When a young king is deemed old enough to begin his education, the adults around him set about preparing him for the future. A vast school is built. Experts are gathered. Rules are established. Surrounded by towering walls and generations of accumulated knowledge, the king is expected to learn how to become the ruler everyone imagines he should be. Yet despite the good intentions surrounding him, something feels wrong. The school has been designed for a king, but nobody has stopped to listen to the child.
What follows is both wonderfully playful and unexpectedly profound. With a single emphatic ‘No!’, the young king abandons the carefully ordered, claustrophobic world prepared for him and races beyond its boundaries. What begins as an escape soon becomes something closer to a wild rumpus of discovery. Chased by the adults, as ordered, the king instead invites them forwards. As fields replace walls and woodlands replace classrooms, pursuit gives way to participation.
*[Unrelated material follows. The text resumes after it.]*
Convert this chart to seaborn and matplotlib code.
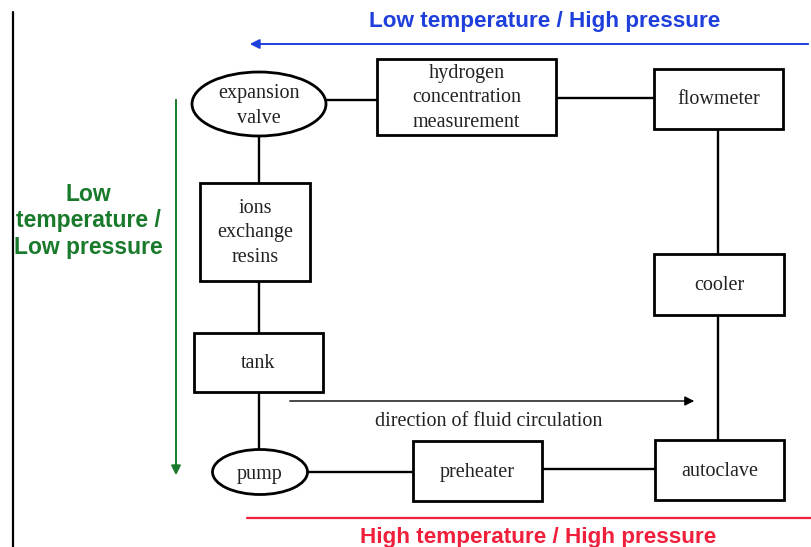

Along the way, the king asks a deceptively simple question: ‘Can I show some important things about myself?’ It is the question at the heart of the entire book. The adults have worked tirelessly to teach him what a king should be, yet nobody has paused to discover who he already is. As the chase unfolds, learning becomes something shared rather than delivered. Discovery replaces instruction, curiosity replaces certainty, and the world itself becomes the classroom.
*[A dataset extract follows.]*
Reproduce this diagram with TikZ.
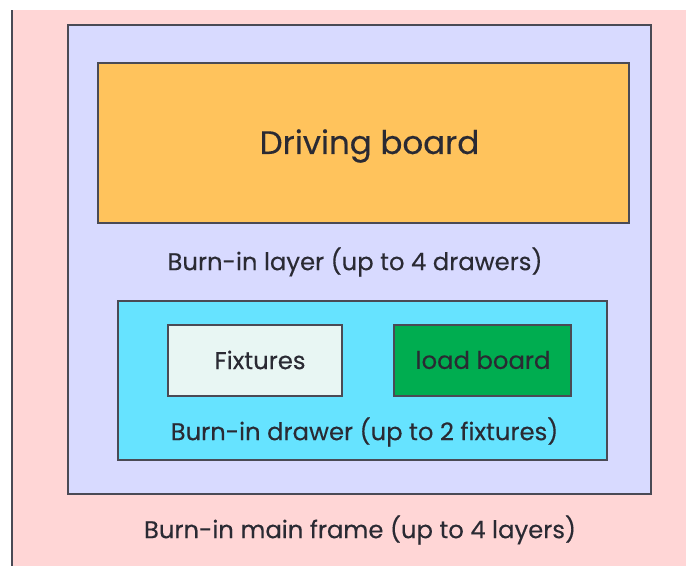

Deacon’s illustrations are extraordinary. His loose, expressive linework carries an energy that feels simultaneously childlike and masterful. Architecture looms and constrains; landscapes breathe and expand. Scale is used brilliantly throughout, with page turns delivering moments of genuine surprise and delight. Every spread invites exploration, rewarding readers who linger over details and visual clues.
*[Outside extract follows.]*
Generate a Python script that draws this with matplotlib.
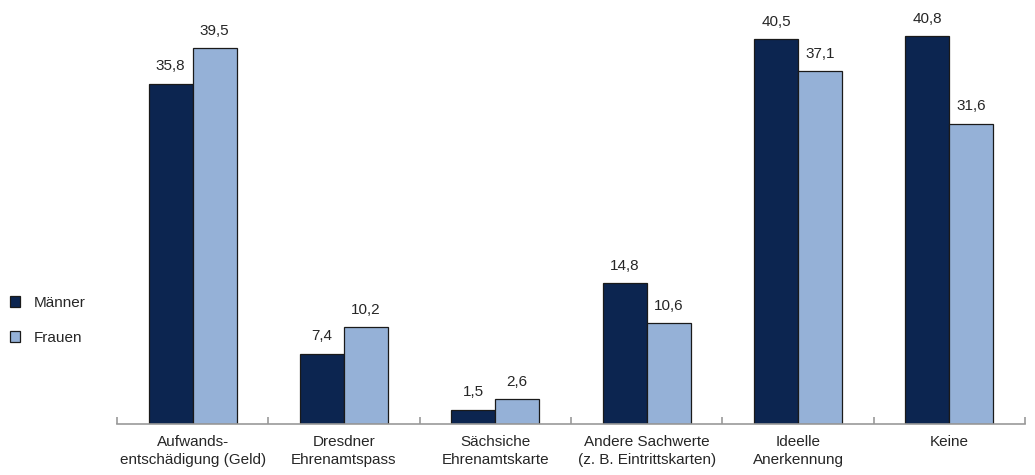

What prevents the book from becoming didactic is its generosity. The adults are not villains. They genuinely wish to help. Their mistake lies not in caring too much, but in assuming they already know what the king needs. The resulting tension gives the story its emotional depth and elevates it far beyond a simple celebration of freedom or play.
By its conclusion, King School suggests that education is not about producing a particular kind of person but about creating opportunities for growth, encounter and wonder. Wise, playful and deeply humane, this is a picturebook that trusts children with big ideas and leaves readers of all ages with important questions to carry into the world beyond its pages.